For a while Nat had worried that the man would seek vengeance. But the scorn of a resurrected Liesl seemed to take all the fight out of him. Bauer didn’t even pursue his court case against Berta, much less any vendetta against Nat. As for the Iranians, if anything they were probably glad to see the old man get his comeuppance, since he had goaded them into a disastrous competition over damaged goods.
That freed Nat to handle and dispense the information as he saw fit. The hardest part was breaking the news to Viv.
He invited her over for dinner the night after his return from Berlin. Karen, who had quickly warmed to Viv after her close encounter with the would-be burglar, was there to cook the meal and soften the blow. After coffee Nat gently sat Viv on the couch and uncorked a bottle of Pierre Ferrand, Gordon’s favorite cognac. He withheld the “Dear Jane” letter from Bern, but told her the rest.
There were tears, of course, but by the time he drove her home she seemed grateful for the knowledge, if only because it meant she hadn’t been the one failing time after time for all those years, whenever Gordon had receded into his drinks or his anger.
“Maybe I should meet her someday,” she said of Sabine.
“Maybe,” Nat answered. “The way Sabine sees it, you won. You ended up with Gordon, changed man or not.”
“But she got a son.”
BERTA AT FIRST RESISTED his offer to collaborate on further research for the book. Even after she accepted, Nat had to move heaven and earth to secure a visa for her, and the National Archives would still have nothing to do with her—not that he blamed them.
She helped tie up loose ends in other areas, and her work was spirited, energetic. She even exhibited a newfound tact in dealing with several of their trickiest sources. All along, she stayed in close touch with Liesl. Nat never asked about the nature of their conversations, and Berta never volunteered any answers.
Nat did virtually all of the writing. He was happy to share his advance, but he debated briefly with his own ego over whether to also share authorship. Berta then surprised him by flatly refusing the offer. The only credit she wanted was for research. The work, she said, was its own reward.

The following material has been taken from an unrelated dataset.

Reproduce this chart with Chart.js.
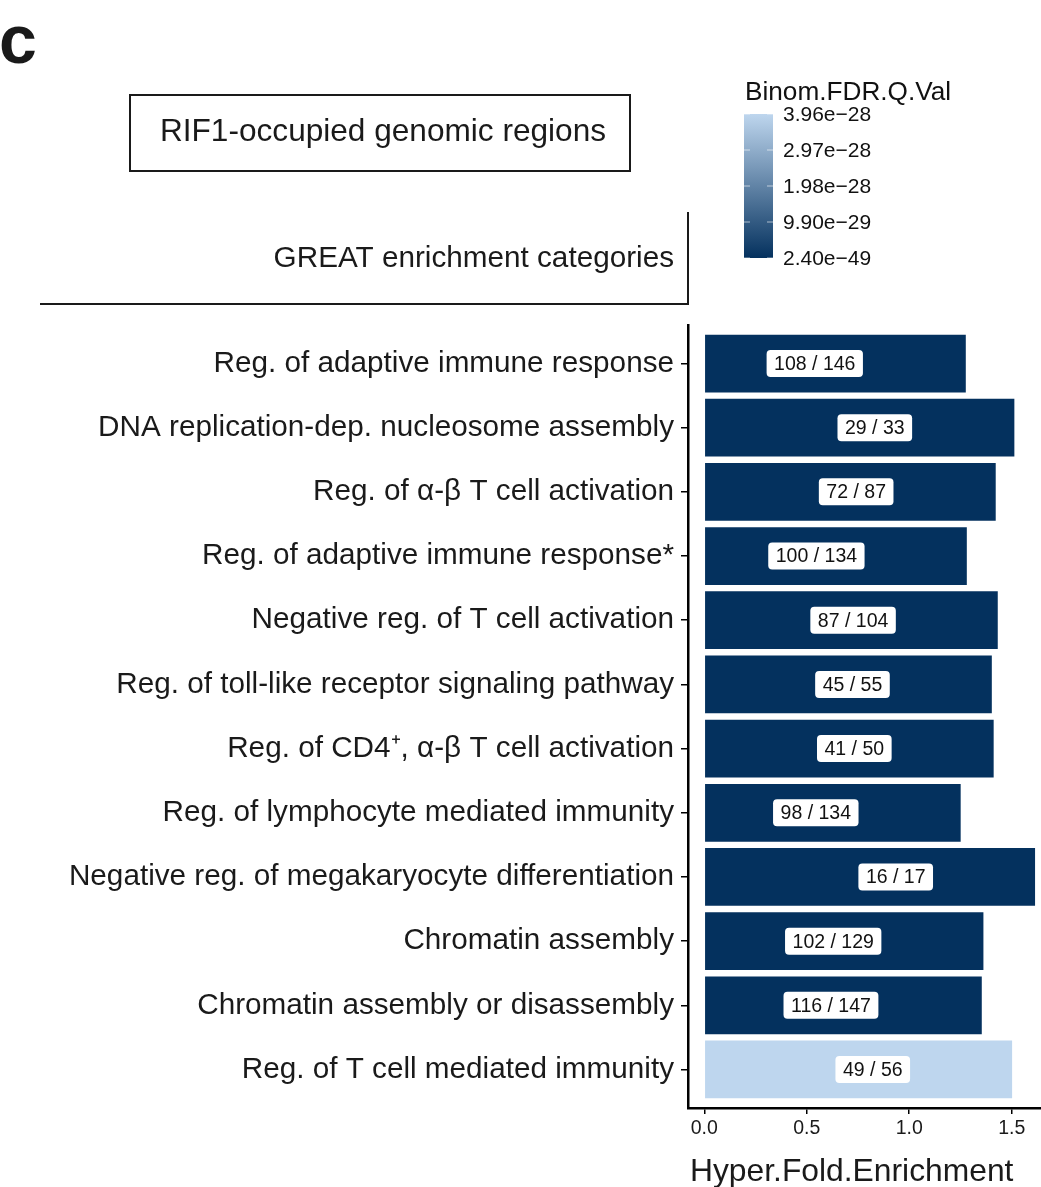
<!DOCTYPE html>
<html>
<head>
<meta charset="utf-8">
<script src="https://cdn.jsdelivr.net/npm/chart.js@4.4.1/dist/chart.umd.min.js"></script>
<style>
    html, body { margin: 0; padding: 0; background: #fff; }
    canvas { display: block; }
</style>
</head>
<body>
<canvas id="greatChart" width="1041" height="1187"></canvas>
<script>
// GREAT categories, top to bottom
const categories = [
    'Reg. of adaptive immune response',
    'DNA replication-dep. nucleosome assembly',
    'Reg. of \u03b1-\u03b2 T cell activation',
    'Reg. of adaptive immune response*',
    'Negative reg. of T cell activation',
    'Reg. of toll-like receptor signaling pathway',
    'Reg. of CD4\u207a, \u03b1-\u03b2 T cell activation',
    'Reg. of lymphocyte mediated immunity',
    'Negative reg. of megakaryocyte differentiation',
    'Chromatin assembly',
    'Chromatin assembly or disassembly',
    'Reg. of T cell mediated immunity'
];
const foldEnrichment = [1.276, 1.513, 1.422, 1.281, 1.432, 1.403, 1.412, 1.251, 1.614, 1.362, 1.354, 1.502];
const qValues = [2.4e-49, 2.4e-49, 2.4e-49, 2.4e-49, 2.4e-49, 2.4e-49, 2.4e-49, 2.4e-49, 2.4e-49, 2.4e-49, 2.4e-49, 3.96e-28];
const regionCounts = ['108 / 146', '29 / 33', '72 / 87', '100 / 134', '87 / 104', '45 / 55',
    '41 / 50', '98 / 134', '16 / 17', '102 / 129', '116 / 147', '49 / 56'];
const labelPos = [0.539, 0.832, 0.741, 0.547, 0.726, 0.723, 0.732, 0.544, 0.934, 0.629, 0.618, 0.822];

const xTicks = [0, 0.5, 1.0, 1.5];
const legendLabels = ['3.96e\u221228', '2.97e\u221228', '1.98e\u221228', '9.90e\u221229', '2.40e\u221249'];
const legendValues = [3.96e-28, 2.97e-28, 1.98e-28, 9.90e-29, 2.40e-49];

const LOW = [4, 49, 94];      // dark navy
const HIGH = [190, 214, 238]; // light blue
const FONT = '"Liberation Sans", Arial, Helvetica, sans-serif';
const qMax = 3.96e-28;

function fillFor(q) {
    const t = Math.max(0, Math.min(1, q / qMax));
    const c = LOW.map((v, k) => Math.round(v + (HIGH[k] - v) * t));
    return 'rgb(' + c.join(',') + ')';
}

// labels, header and colour bar drawn on top of chart.js output
const decorations = {
    id: 'decorations',
    afterDatasetsDraw(chart) {
        const ctx = chart.ctx;
        const xs = chart.scales.x;
        const meta = chart.getDatasetMeta(0);
        ctx.save();
        ctx.font = '19.5px ' + FONT;
        ctx.textAlign = 'center';
        ctx.textBaseline = 'middle';
        meta.data.forEach((bar, i) => {
            const cx = xs.getPixelForValue(labelPos[i]);
            const w = ctx.measureText(regionCounts[i]).width + 15;
            const h = 27;
            ctx.fillStyle = '#fff';
            ctx.beginPath();
            ctx.roundRect(cx - w / 2, bar.y - h / 2, w, h, 4);
            ctx.fill();
            ctx.fillStyle = '#111';
            ctx.fillText(regionCounts[i], cx, bar.y + 1);
        });
        ctx.restore();
    },
    afterDraw(chart) {
        const ctx = chart.ctx;
        ctx.save();
        ctx.fillStyle = '#1a1a1a';
        ctx.strokeStyle = '#1a1a1a';

        // panel letter
        ctx.font = 'bold 68px ' + FONT;
        ctx.textAlign = 'left';
        ctx.textBaseline = 'alphabetic';
        ctx.fillText('c', -1, 63);

        // boxed title
        ctx.lineWidth = 2;
        ctx.strokeRect(130, 95, 500, 76);
        ctx.font = '31.6px ' + FONT;
        ctx.textAlign = 'center';
        ctx.fillText('RIF1-occupied genomic regions', 383, 141);

        // category header with bracket lines
        ctx.font = '29.7px ' + FONT;
        ctx.textAlign = 'right';
        ctx.fillText('GREAT enrichment categories', 674, 267);
        ctx.beginPath();
        ctx.moveTo(688, 212);
        ctx.lineTo(688, 304);
        ctx.lineTo(40, 304);
        ctx.stroke();

        // x axis title
        ctx.font = '31.8px ' + FONT;
        ctx.textAlign = 'left';
        ctx.fillText('Hyper.Fold.Enrichment', 690, 1181);

        // colour bar legend
        const bx = 744, bw = 29, top = 114, bottom = 258;
        const grad = ctx.createLinearGradient(0, top, 0, bottom);
        grad.addColorStop(0, fillFor(qMax));
        grad.addColorStop(1, fillFor(0));
        ctx.fillStyle = grad;
        ctx.fillRect(bx, top, bw, bottom - top);

        ctx.fillStyle = '#111';
        ctx.font = '26.2px ' + FONT;
        ctx.textAlign = 'left';
        ctx.fillText('Binom.FDR.Q.Val', 745, 100);

        ctx.font = '21px ' + FONT;
        ctx.textBaseline = 'middle';
        ctx.strokeStyle = 'rgba(255,255,255,0.6)';
        ctx.lineWidth = 1;
        legendValues.forEach((v, i) => {
            const y = bottom - (v / qMax) * (bottom - top);
            ctx.fillText(legendLabels[i], 783, y + 1);
            ctx.beginPath();
            ctx.moveTo(bx, y); ctx.lineTo(bx + 6, y);
            ctx.moveTo(bx + bw - 6, y); ctx.lineTo(bx + bw, y);
            ctx.stroke();
        });
        ctx.restore();
    }
};

const ctx = document.getElementById('greatChart').getContext('2d');
const greatChart = new Chart(ctx, {
    type: 'bar',
    data: {
        datasets: [{
            data: categories.map((c, i) => ({ x: foldEnrichment[i], y: i })),
            backgroundColor: qValues.map(fillFor),
            borderWidth: 0,
            barPercentage: 0.9,
            categoryPercentage: 1.0
        }]
    },
    options: {
        indexAxis: 'y',
        responsive: false,
        animation: false,
        devicePixelRatio: 1,
        layout: { padding: { top: 325, right: 0, bottom: 0, left: 0 } },
        plugins: {
            legend: { display: false },
            tooltip: { enabled: false }
        },
        scales: {
            x: {
                type: 'linear',
                position: 'bottom',
                min: -0.0796,
                max: 1.643,
                afterBuildTicks: (scale) => { scale.ticks = xTicks.map(v => ({ value: v })); },
                afterFit: (scale) => { scale.height = 79; },
                ticks: {
                    callback: (v) => v.toFixed(1),
                    color: '#1a1a1a',
                    font: { size: 19.5, family: FONT },
                    padding: 3,
                    maxRotation: 0
                },
                grid: { drawOnChartArea: false, tickLength: 6, color: '#000', lineWidth: 1.5 },
                border: { color: '#000', width: 2.5 }
            },
            y: {
                type: 'linear',
                reverse: true,
                offset: false,
                min: -0.6,
                max: 11.6,
                afterBuildTicks: (scale) => { scale.ticks = categories.map((c, i) => ({ value: i })); },
                afterFit: (scale) => { scale.width = 688; },
                ticks: {
                    callback: (v) => categories[v],
                    color: '#1a1a1a',
                    font: { size: 29.7, family: FONT },
                    padding: 7,
                    autoSkip: false
                },
                grid: { offset: false, drawOnChartArea: false, tickLength: 7, color: '#000', lineWidth: 1.5 },
                border: { color: '#000', width: 2.5 }
            }
        }
    },
    plugins: [decorations]
});
</script>
</body>
</html>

It was clear to him that she hadn’t yet come to terms with everything that had happened. Nor did she seem to have any idea of how she would proceed—either professionally or socially—once the project was done. The problem went beyond restlessness or lingering guilt. It was, Nat believed, something quite German—an unfulfilled need to put everything in its proper place and to talk it out within herself, a dialogue among all her weary demons.
So when she disappeared without warning just after the first galleys arrived from the publisher, he did not try to track her down or pry into her plans. When the check for the balance of their advance then arrived by mail, he forwarded her share in care of Liesl.
The course he was about to teach was a fortunate by-product of their work. Its outline was roughly the same as that of the book. He wrote Liesl to invite her and Berta to attend the opening lecture. Liesl sent her regrets, but also her blessing. Berta didn’t respond.
But Karen was here, and now so was Viv, taking a seat just behind his daughter. It was exactly eight o’clock.
Nat unfolded his notes at the lectern and uttered a few bland words of welcome. No more my-way-or-the-highway shock therapy. If anyone lagged, well, he would just have to try coaxing them along, the way any good teacher would.
Dispensing with the preliminaries, he asked the girl on the front row to please hand out the syllabus to everyone else. As she complied, he noticed movement from the doorway and glanced toward the back just long enough to see Berta taking a seat in a far corner, an island among empty seats.